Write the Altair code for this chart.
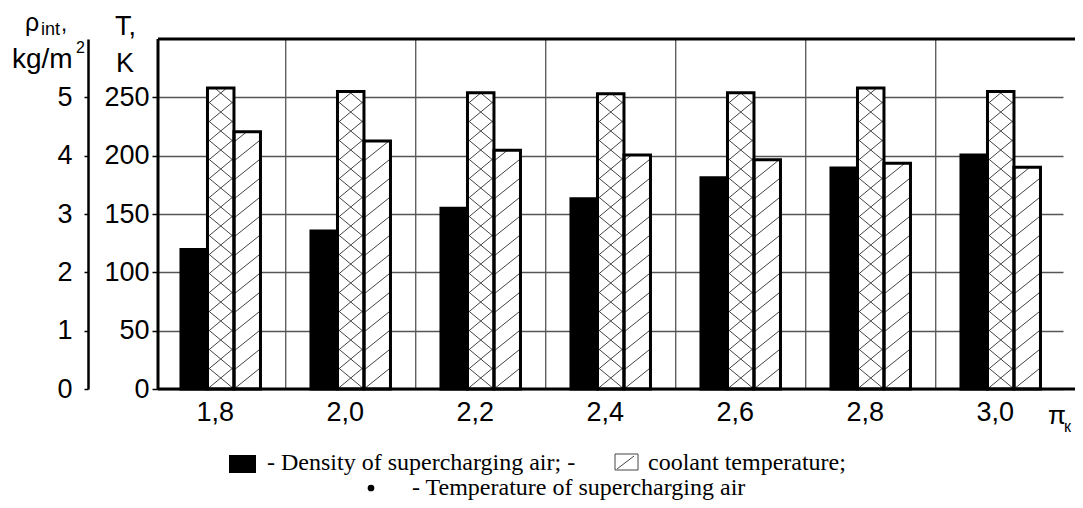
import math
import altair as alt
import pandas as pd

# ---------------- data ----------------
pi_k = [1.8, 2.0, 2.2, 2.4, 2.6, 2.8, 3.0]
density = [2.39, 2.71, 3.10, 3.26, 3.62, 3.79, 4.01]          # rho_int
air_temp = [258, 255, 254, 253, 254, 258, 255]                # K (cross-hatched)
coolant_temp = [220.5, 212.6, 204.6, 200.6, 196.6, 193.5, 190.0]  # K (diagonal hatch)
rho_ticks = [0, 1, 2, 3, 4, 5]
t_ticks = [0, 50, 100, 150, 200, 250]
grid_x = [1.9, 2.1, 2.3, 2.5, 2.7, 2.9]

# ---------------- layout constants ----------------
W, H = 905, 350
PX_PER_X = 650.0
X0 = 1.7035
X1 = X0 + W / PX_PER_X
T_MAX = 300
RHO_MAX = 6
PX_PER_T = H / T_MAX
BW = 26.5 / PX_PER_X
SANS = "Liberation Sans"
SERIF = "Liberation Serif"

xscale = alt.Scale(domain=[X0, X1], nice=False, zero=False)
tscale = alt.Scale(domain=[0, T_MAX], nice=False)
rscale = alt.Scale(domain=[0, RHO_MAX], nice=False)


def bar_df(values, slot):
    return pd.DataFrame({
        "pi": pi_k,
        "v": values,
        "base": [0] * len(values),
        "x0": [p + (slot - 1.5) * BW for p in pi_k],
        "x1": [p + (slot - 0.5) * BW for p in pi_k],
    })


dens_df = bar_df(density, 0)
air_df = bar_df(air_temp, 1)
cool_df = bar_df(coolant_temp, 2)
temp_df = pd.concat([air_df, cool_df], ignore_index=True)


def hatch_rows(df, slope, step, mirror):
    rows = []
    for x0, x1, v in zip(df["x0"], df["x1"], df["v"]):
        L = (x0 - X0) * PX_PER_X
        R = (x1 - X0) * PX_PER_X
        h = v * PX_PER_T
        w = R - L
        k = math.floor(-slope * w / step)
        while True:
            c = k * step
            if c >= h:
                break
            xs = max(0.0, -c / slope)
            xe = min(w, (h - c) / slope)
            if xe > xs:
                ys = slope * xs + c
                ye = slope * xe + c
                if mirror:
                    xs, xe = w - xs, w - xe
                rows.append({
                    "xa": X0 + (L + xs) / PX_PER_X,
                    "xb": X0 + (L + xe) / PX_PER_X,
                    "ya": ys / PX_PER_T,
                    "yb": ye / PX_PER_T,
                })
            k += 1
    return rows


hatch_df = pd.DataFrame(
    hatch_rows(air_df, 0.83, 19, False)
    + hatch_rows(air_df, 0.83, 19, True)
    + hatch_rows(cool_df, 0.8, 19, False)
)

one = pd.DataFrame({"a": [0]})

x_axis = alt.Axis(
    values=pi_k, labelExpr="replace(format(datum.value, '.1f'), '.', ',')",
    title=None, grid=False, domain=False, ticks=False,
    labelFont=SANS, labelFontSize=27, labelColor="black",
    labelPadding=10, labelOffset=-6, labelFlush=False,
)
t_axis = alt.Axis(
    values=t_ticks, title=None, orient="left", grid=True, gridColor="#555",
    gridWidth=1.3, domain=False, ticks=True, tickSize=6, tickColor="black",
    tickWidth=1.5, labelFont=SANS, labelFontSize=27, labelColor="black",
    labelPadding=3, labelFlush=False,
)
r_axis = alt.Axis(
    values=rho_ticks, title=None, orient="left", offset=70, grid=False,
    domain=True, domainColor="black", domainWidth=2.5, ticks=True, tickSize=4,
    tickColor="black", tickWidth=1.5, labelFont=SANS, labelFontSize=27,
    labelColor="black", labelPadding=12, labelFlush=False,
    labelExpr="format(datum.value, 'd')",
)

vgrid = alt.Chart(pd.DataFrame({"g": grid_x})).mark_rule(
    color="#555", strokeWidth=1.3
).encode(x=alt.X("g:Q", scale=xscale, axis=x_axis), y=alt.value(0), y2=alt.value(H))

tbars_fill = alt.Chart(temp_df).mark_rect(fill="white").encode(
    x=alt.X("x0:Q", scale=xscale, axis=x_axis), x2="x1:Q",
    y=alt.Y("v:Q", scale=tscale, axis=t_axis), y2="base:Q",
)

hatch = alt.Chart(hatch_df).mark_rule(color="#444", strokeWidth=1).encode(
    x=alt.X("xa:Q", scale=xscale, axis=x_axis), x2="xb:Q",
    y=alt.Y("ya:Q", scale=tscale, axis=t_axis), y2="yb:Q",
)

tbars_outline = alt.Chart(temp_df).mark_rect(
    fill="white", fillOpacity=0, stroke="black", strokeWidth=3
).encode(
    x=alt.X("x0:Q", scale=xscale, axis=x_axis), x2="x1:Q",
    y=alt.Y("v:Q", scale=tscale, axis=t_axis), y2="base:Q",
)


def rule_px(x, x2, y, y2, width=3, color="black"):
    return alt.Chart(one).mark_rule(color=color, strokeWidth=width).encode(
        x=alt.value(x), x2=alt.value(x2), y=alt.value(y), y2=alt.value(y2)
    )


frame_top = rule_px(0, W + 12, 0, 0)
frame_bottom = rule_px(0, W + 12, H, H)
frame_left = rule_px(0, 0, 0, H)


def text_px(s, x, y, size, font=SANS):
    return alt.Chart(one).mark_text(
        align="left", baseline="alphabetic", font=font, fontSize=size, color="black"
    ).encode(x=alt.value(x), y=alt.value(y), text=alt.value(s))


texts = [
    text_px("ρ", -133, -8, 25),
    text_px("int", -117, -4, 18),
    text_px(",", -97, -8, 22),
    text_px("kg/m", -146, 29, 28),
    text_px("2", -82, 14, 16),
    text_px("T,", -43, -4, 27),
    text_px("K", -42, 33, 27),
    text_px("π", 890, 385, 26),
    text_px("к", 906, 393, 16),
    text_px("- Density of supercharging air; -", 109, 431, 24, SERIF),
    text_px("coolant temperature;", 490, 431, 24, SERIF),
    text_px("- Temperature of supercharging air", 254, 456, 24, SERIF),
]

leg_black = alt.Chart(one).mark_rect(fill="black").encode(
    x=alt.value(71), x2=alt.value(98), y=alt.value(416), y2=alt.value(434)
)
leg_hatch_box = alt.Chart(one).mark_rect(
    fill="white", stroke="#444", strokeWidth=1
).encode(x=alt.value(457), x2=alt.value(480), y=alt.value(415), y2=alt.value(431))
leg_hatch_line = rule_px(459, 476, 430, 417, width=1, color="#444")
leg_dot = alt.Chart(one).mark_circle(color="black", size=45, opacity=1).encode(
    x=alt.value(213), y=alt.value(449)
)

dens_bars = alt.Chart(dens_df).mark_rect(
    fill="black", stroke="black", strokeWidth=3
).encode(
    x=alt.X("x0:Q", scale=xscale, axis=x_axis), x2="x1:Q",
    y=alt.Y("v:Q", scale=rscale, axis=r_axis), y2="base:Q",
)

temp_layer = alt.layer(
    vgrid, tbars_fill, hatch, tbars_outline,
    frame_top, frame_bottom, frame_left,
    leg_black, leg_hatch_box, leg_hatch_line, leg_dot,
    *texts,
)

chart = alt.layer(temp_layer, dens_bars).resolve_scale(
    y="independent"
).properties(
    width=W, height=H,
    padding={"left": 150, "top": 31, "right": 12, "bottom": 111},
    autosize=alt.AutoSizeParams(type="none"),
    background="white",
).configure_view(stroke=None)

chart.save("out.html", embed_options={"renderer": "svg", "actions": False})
▬▬▬
» **Problem**:
Repeat the lines exactly as they stand, from the opening line of the data through the line with "temp_df = pd.concat([air_df, cool_df], ignore_index=True)". Pictures stay out of the copy.

» **Answer to this task**:
Write the Altair code for this chart.
import math
import altair as alt
import pandas as pd

# ---------------- data ----------------
pi_k = [1.8, 2.0, 2.2, 2.4, 2.6, 2.8, 3.0]
density = [2.39, 2.71, 3.10, 3.26, 3.62, 3.79, 4.01]          # rho_int
air_temp = [258, 255, 254, 253, 254, 258, 255]                # K (cross-hatched)
coolant_temp = [220.5, 212.6, 204.6, 200.6, 196.6, 193.5, 190.0]  # K (diagonal hatch)
rho_ticks = [0, 1, 2, 3, 4, 5]
t_ticks = [0, 50, 100, 150, 200, 250]
grid_x = [1.9, 2.1, 2.3, 2.5, 2.7, 2.9]

# ---------------- layout constants ----------------
W, H = 905, 350
PX_PER_X = 650.0
X0 = 1.7035
X1 = X0 + W / PX_PER_X
T_MAX = 300
RHO_MAX = 6
PX_PER_T = H / T_MAX
BW = 26.5 / PX_PER_X
SANS = "Liberation Sans"
SERIF = "Liberation Serif"

xscale = alt.Scale(domain=[X0, X1], nice=False, zero=False)
tscale = alt.Scale(domain=[0, T_MAX], nice=False)
rscale = alt.Scale(domain=[0, RHO_MAX], nice=False)


def bar_df(values, slot):
    return pd.DataFrame({
        "pi": pi_k,
        "v": values,
        "base": [0] * len(values),
        "x0": [p + (slot - 1.5) * BW for p in pi_k],
        "x1": [p + (slot - 0.5) * BW for p in pi_k],
    })


dens_df = bar_df(density, 0)
air_df = bar_df(air_temp, 1)
cool_df = bar_df(coolant_temp, 2)
temp_df = pd.concat([air_df, cool_df], ignore_index=True)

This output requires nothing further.